--- DATA SEGMENT ---

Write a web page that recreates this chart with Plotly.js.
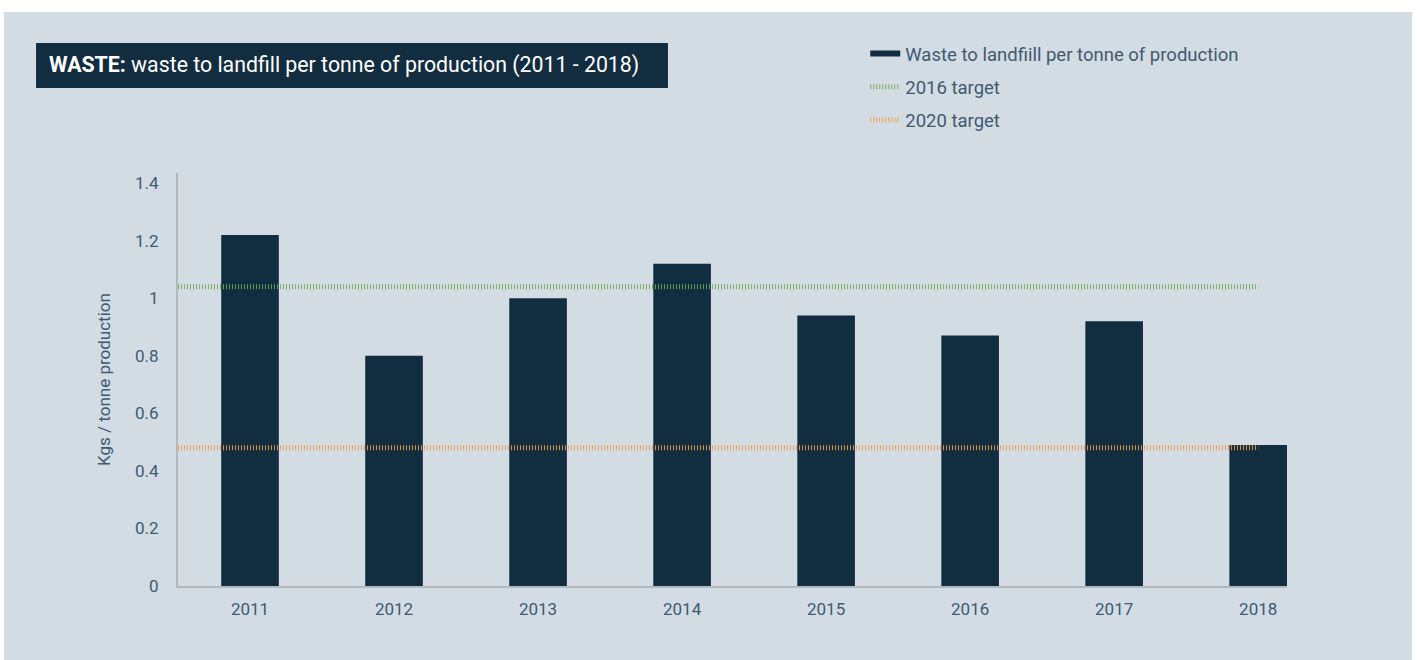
<!DOCTYPE html>
<html>
<head>
<meta charset="utf-8">
<script src="https://cdn.plot.ly/plotly-3.0.1.min.js"></script>
<style>
  html, body { margin: 0; padding: 0; background: #ffffff; }
  #chart { position: absolute; left: 4px; top: 12px; width: 1408px; height: 648px; }
</style>
</head>
<body>
<div id="chart"></div>
<script>
// ---- data ----
const years = ["2011", "2012", "2013", "2014", "2015", "2016", "2017", "2018"];
const wasteValues = [1.22, 0.80, 1.00, 1.12, 0.94, 0.87, 0.92, 0.49];
const target2016 = 1.04;
const target2020 = 0.48;
const yTickVals = [0, 0.2, 0.4, 0.6, 0.8, 1, 1.2, 1.4];
const yTickText = ["0", "0.2", "0.4", "0.6", "0.8", "1", "1.2", "1.4"];
const seriesNames = ["Waste to landfiill per tonne of production", "2016 target", "2020 target"];

const idx = years.map((_, i) => i);
const lineX = [-0.5, years.length - 1];

const dark = "#132d40";
const textCol = "#3e5a72";

const traces = [
  {
    type: "bar", x: idx, y: wasteValues, name: seriesNames[0],
    marker: { color: dark }, width: 0.4, showlegend: false, hoverinfo: "y"
  },
  {
    // legend key for the bar series (drawn as a line like the reference)
    type: "scatter", mode: "lines", x: [null], y: [null], name: seriesNames[0],
    line: { color: dark, width: 6 }, legendgroup: "a"
  },
  {
    type: "scatter", mode: "lines", x: lineX, y: [target2016, target2016], name: seriesNames[1],
    line: { color: "#6fa84e", width: 5, dash: "1px,2px" }, opacity: 0.9, legendgroup: "b"
  },
  {
    type: "scatter", mode: "lines", x: lineX, y: [target2020, target2020], name: seriesNames[2],
    line: { color: "#f39a3e", width: 5, dash: "1px,2px" }, opacity: 0.9, legendgroup: "c"
  }
];

const layout = {
  width: 1408, height: 648,
  paper_bgcolor: "#d3dce3", plot_bgcolor: "#d3dce3",
  margin: { l: 174, r: 125, t: 161, b: 74 },
  font: { family: "Roboto, 'Open Sans', sans-serif", color: textCol, size: 17 },
  showlegend: true,
  legend: {
    x: 0.6197, y: 1.334, xanchor: "left", yanchor: "top",
    bgcolor: "rgba(0,0,0,0)", traceorder: "grouped", tracegroupgap: 6,
    itemwidth: 30,
    font: { size: 18.5, color: textCol }
  },
  xaxis: {
    type: "linear", range: [-0.5, 7.2],
    tickvals: idx, ticktext: years,
    showgrid: false, zeroline: false,
    showline: true, linecolor: "#b3b8bd", linewidth: 2,
    ticks: "outside", ticklen: 7, tickcolor: "rgba(0,0,0,0)",
    tickfont: { size: 17, color: textCol }
  },
  yaxis: {
    range: [0, 1.435],
    tickvals: yTickVals, ticktext: yTickText,
    showgrid: false, zeroline: false,
    showline: true, linecolor: "#b3b8bd", linewidth: 2,
    ticks: "outside", ticklen: 14, tickcolor: "rgba(0,0,0,0)",
    tickfont: { size: 17, color: textCol },
    title: { text: "Kgs / tonne production", font: { size: 17, color: textCol }, standoff: 20 }
  },
  shapes: [
    {
      type: "rect", xref: "paper", yref: "paper",
      x0: -0.1280, x1: 0.4418, y0: 1.2058, y1: 1.3148,
      fillcolor: dark, line: { width: 0 }, layer: "above"
    }
  ],
  annotations: [
    {
      xref: "paper", yref: "paper", x: -0.1181, y: 1.2603,
      xanchor: "left", yanchor: "middle", showarrow: false,
      text: "<b>WASTE:</b> waste to landfill per tonne of production (2011 - 2018)",
      font: { size: 21.3, color: "#ffffff", family: "Roboto, sans-serif" }
    }
  ]
};

Plotly.newPlot("chart", traces, layout, { displayModeBar: false, staticPlot: true });
</script>
</body>
</html>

--- WHAT TO WORK ON ---
Check each line in the listing above for the string "chart", then report how many lines contain it, with no other text.

--- TASK RESULT ---
4